$236 Million Cruise Ship Deal Criticized
Wednesday, September 28, 2005
On Sept. 1, as tens of thousands of desperate Louisianans packed the New Orleans Superdome and convention center, the Federal Emergency Management Agency pleaded with the U.S. Military Sealift Command: The government needed 10,000 berths on full-service cruise ships, FEMA said, and it needed the deal done by noon the next day.
The hasty appeal yielded one of the most controversial contracts of the Hurricane Katrina relief operation, a $236 million agreement with Carnival Cruise Lines for three ships that now bob more than half empty in the Mississippi River and Mobile Bay. The six-month contract -- staunchly defended by Carnival but castigated by politicians from both parties -- has come to exemplify the cost of haste that followed Katrina's strike and FEMA's lack of preparation.
To critics, the price is exorbitant. If the ships were at capacity, with 7,116 evacuees, for six months, the price per evacuee would total $1,275 a week, according to calculations by aides to Sen. Tom Coburn (R-Okla.). A seven-day western Caribbean cruise out of Galveston can be had for $599 a person -- and that would include entertainment and the cost of actually making the ship move.

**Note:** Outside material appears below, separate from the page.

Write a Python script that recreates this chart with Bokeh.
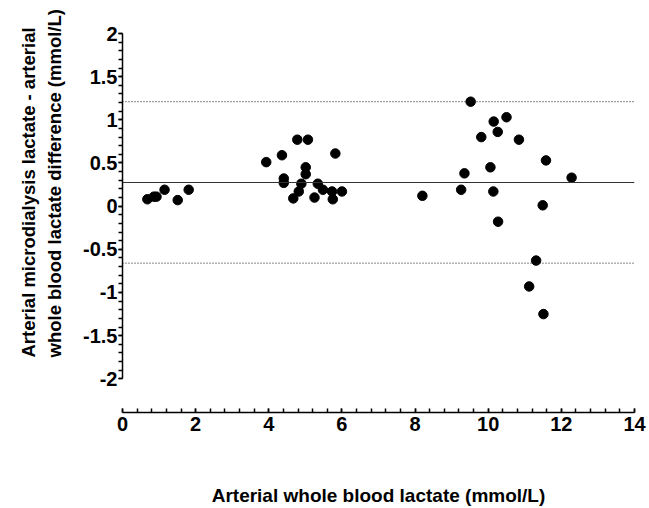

"When the federal government would actually save millions of dollars by forgoing the status quo and actually sending evacuees on a luxurious six-month cruise it is time to rethink how we are conducting oversight. A short-term temporary solution has turned into a long-term, grossly overpriced sweetheart deal for a cruise line," said Coburn and Sen. Barack Obama (D-Ill.) in a joint statement yesterday calling for a chief financial officer to oversee Katrina spending.
Carnival's bid totaled $192 million over six months, plus $44 million in reimbursable expenses, such as port charges, fuel, food and docking costs. To Carnival executives, the contract will ensure only that the company breaks even when it pulls three ships from holiday operations. About 100,000 passengers had their vacations canceled to accommodate the government's needs, said J. Michael Crye, president of the International Council of Cruise Lines, who has been answering questions about the deal for Carnival.
"In the end, we will make no additional money on this deal versus what we would have made by keeping these ships in service," said Jennifer de la Cruz, a Carnival spokeswoman. "That has been our position from the outset, and it has not changed."
Government contracting officials defended the deal. "They were the market," Capt. Joe Manna, director of contracts at the Sealift Command, said of Carnival. "Under the circumstances, I'd say we're getting a pretty good value."
Coburn and Obama disagreed. "Finding out after the fact that we're spending taxpayer money on no-bid contracts and sweetheart deals for cruise lines is no way to run a recovery effort," they said in the statement.
The Carnival deal is only one of several instances in which a lack of FEMA preparation may have left federal taxpayers with an outsized bill. Despite its experiences with last year's busy hurricane season, FEMA found itself without standing contracts for standard relief items such as blue tarps to cover damaged roofs, according to Thomas A. Schatz, president of Citizens Against Government Waste.
"It is ridiculous that they can't have the supply on hand for these basics that you know you'll need in every instance," Schatz said.
But the Carnival deal has come under particular scrutiny. Not only are questions being raised over the contract's cost, but congressional investigators are examining the company's tax status. Carnival, which is headquartered in Miami but incorporated for tax purposes in Panama, paid just $3 million in income tax benefits on $1.9 billion in pretax income last year, according to company documents. "That's not even a tip," said Robert S. McIntyre of Citizens for Tax Justice. U.S. companies in general pay an effective income tax rate of about 25 percent, analysts say. That would have left Carnival with a $475 million tax bill.
Carnival's public records boast "that substantially all of our income in fiscal 2004, 2003 and 2002 . . . is exempt from U.S. federal income taxes," largely because it maintains that its operations are not in the United States but on the high seas.